As if there's not enough for parents to worry about already, the U.S. Consumer Product Safety Commission announced a recall of thousands of baby comfort products, many of which are very common items used by infants. More than 500,000 pacifier and teether holders have been recalled from the Dr. Brown’s line, and the items include merchandise that was sold in both the United States and Canada. Products with several different lot codes are affected, and here's what parents need to know.
Handi-Craft, the Dr. Brown's parent company, is recalling hundreds of thousands of "Dr. Brown's Lovey" pacifier and teether products because of a choking hazard, according to CBS News. A snap on the products "can detach from the pacifier’s ribbon, posing a choking hazard for young children," according to the U.S. Consumer Product Safety Commission. Parents reported a total of 67 instances of the ribbon fraying and the snap becoming detached, but thankfully, no injuries have been reported because of the problem, according to the recall announcement on the commission's website.

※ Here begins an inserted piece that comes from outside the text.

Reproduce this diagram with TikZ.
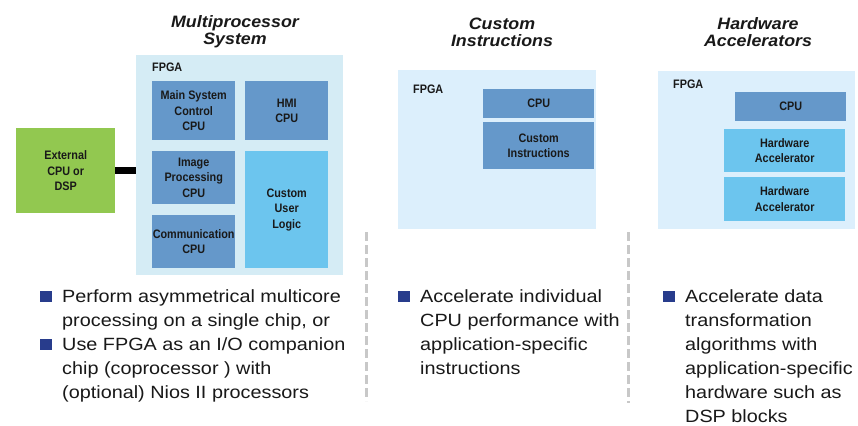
\documentclass[tikz,border=0pt]{standalone}
\usepackage{fontspec}
\setmainfont{Liberation Sans}
\newfontfamily\boxfont[FakeStretch=0.88]{Liberation Sans}
\newfontfamily\bulfont[FakeStretch=1.12]{Liberation Sans}
\newfontfamily\titlefont[FakeStretch=1.08]{Liberation Sans}
\definecolor{mpbg}{RGB}{213,236,245}
\definecolor{pbg}{RGB}{220,239,252}
\definecolor{dkbox}{RGB}{101,152,202}
\definecolor{ltbox}{RGB}{108,197,238}
\definecolor{grn}{RGB}{146,200,80}
\definecolor{bulc}{RGB}{40,60,140}
\definecolor{txt}{RGB}{25,25,25}
\definecolor{dashc}{RGB}{200,200,200}
\begin{document}
\begin{tikzpicture}[x=1pt,y=-1pt,
  panel/.style={draw=none,inner sep=0,anchor=north west},
  cell/.style={draw=none,inner sep=0,anchor=north west,align=center,text=txt,
    font=\boxfont\bfseries\fontsize{12.3}{15.6}\selectfont},
  dkcell/.style={cell,fill=dkbox},
  ltcell/.style={cell,fill=ltbox},
  lbl/.style={inner sep=0,anchor=west,text=txt,font=\boxfont\bfseries\fontsize{12.3}{15}\selectfont},
  ttl/.style={inner sep=0,align=center,text=txt,font=\titlefont\bfseries\itshape\fontsize{16.5}{17}\selectfont},
  bul/.style={fill=bulc,inner sep=0,minimum size=11.5,anchor=north west},
  btxt/.style={inner sep=0,anchor=north west,align=left,text=txt,font=\bulfont\fontsize{17.7}{24.05}\selectfont},
  sep/.style={draw=dashc,line width=3pt,dash pattern=on 9pt off 4pt}]
\useasboundingbox (0,0) rectangle (858,425);
\fill[white] (0,0) rectangle (858,425);

% Multiprocessor system
\node[ttl] (t1) at (235,32) {Multiprocessor\\System};
\node[panel,fill=mpbg,minimum width=207,minimum height=220] (mp) at (136,55) {};
\node[lbl] (f1) at (152,67) {FPGA};
\node[dkcell,minimum width=83,minimum height=59] (msc) at (152,81) {Main System\\Control\\CPU};
\node[dkcell,minimum width=83,minimum height=59] (hmi) at (245,81) {HMI\\CPU};
\node[dkcell,minimum width=83,minimum height=53] (img) at (152,151) {Image\\Processing\\CPU};
\node[dkcell,minimum width=83,minimum height=53] (com) at (152,215) {Communication\\CPU};
\node[ltcell,minimum width=83,minimum height=117] (cul) at (245,151) {Custom\\User\\Logic};
\node[cell,fill=grn,minimum width=99,minimum height=85] (ext) at (16,128) {External\\CPU or\\DSP};
\draw[line width=6.5pt] (ext.east) -- (ext.east -| mp.west);

% Custom instructions
\node[ttl] (t2) at (502,32) {Custom\\Instructions};
\node[panel,fill=pbg,minimum width=198,minimum height=159] (ci) at (398,70) {};
\node[lbl] (f2) at (413,89) {FPGA};
\node[dkcell,minimum width=111,minimum height=29] (cpu2) at (483,89) {CPU};
\node[dkcell,minimum width=111,minimum height=47] (cins) at (483,122) {Custom\\Instructions};

% Hardware accelerators
\node[ttl] (t3) at (758,32) {Hardware\\Accelerators};
\node[panel,fill=pbg,minimum width=197,minimum height=158] (ha) at (658,71) {};
\node[lbl] (f3) at (673,84) {FPGA};
\node[dkcell,minimum width=111,minimum height=29] (cpu3) at (735,92) {CPU};
\node[ltcell,minimum width=121,minimum height=43] (ha1) at (724,129) {Hardware\\Accelerator};
\node[ltcell,minimum width=121,minimum height=44] (ha2) at (724,177) {Hardware\\Accelerator};

% separators
\coordinate (s1a) at (366,232); \coordinate (s1b) at (366,401);
\coordinate (s2a) at (628,232); \coordinate (s2b) at (628,403);
\draw[sep] (s1a) -- (s1b);
\draw[sep] (s2a) -- (s2b);

% bullets
\node[bul] (b1) at (40,290.5) {};
\node[btxt] (x1) at (62,285.7) {\strut Perform asymmetrical multicore\\processing on a single chip, or};
\node[bul] (b2) at (40,338.6) {};
\node[btxt] (x2) at (62,333.8) {\strut Use FPGA as an I/O companion\\chip (coprocessor ) with\\(optional) Nios II processors};
\node[bul] (b3) at (398,290.5) {};
\node[btxt] (x3) at (420,285.7) {\strut Accelerate individual\\CPU performance with\\application-specific\\instructions};
\node[bul] (b4) at (663,290.5) {};
\node[btxt] (x4) at (685,285.7) {\strut Accelerate data\\transformation\\algorithms with\\application-specific\\hardware such as\\DSP blocks};
\end{tikzpicture}
\end{document}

The loveys affected by the recall include giraffes, zebras, turtles, reindeer, frogs, deer, and two different styles of bunnies, Motherly reported. The products were sold through Bed Bath & Beyond, H-E-B Grocery, K-Mart, Target, Toys “R” Us, Babies “R” Us, Walmart, Amazon, and other stores and retailers from August 2015 until March 2018.
Dr. Brown's decided to voluntarily recall the products because "we are committed to making this right," the company announced in an Instagram post. The post made it clear that the company is taking this matter to heart, and that was also made even more clear when Romper was sent the following statement via email from a representative at Dr. Brown's in regards to the recall:
According to Jesse Lehnhoff, marketing director for Dr. Brown’s:
For more than 20 years, Dr. Brown’s has developed products that promote good health for baby – and we take that job very seriously. We sincerely apologize for any inconvenience this voluntary recall of the Lovey pacifier & teether holder may cause. We are committed to making this right and encourage all consumers affected by the recall to check the recall page on our website and contact us for a replacement.
The Instagram post noted that it's the ribbons that attach the plush toy to a teether or pacifier, specifically, that can create a possible choking hazard, because they might "fray and/or unravel after repeated use." The pacifiers included with the holders are not reportedly a part of this recall.
The lots that are impacted by this recall are as follows, according to Motherly: RICH0615, RICH0715, RICH0815, RICH1215, RICH0516, RICH0616, RICH0716; RICH1116, RICH1016, RICH0916, RICH1216, RICH0317, RICH0417, RICH0517, RICH0617, RICH0717, RICH0817, RICH0917. So if your child has a Dr. Brown's lovey, maybe check the tag to be sure it's not a part of the recall.
If someone does determine that their child has one of the products affected by the recall, they should immediately take away the recalled products, Parents reported. The next step is to contact Handi-Craft for more instructions on how to receive "a replacement product or comparable merchandise of equal or lesser value."
The Dr. Brown's Instagram post about the recall also included a link directly to a page on the company's website with information on the "lovey" pacifier and teether holder recall. The page includes contact information for the Handi-Craft company for concerned parents, which was also included in the caption for the Instagram post. So it definitely seems like Dr. Brown's is committed to remedying the problem as soon as possible.
Comments on the Instagram post regarding the recall from parents were mostly either shocked replies or words of gratitude to the company for alerting parents to the issue. They included replies like, "Thank so much I’m a dr.brown product loyal customer," and "Not my boys turtles! They love their Dr. Brown's turtle pacifier."
Recalls can definitely be a little bit scary, especially when it comes to products that very small children use. But Dr. Brown's seems to be working very hard to make parents aware of the problem, with help from the U.S. Consumer Product Safety Commission and lots of concerned parenting websites. The more parents are aware, the less chance there is that anyone will need to worry about their child's beloved lovey being at all dangerous to use.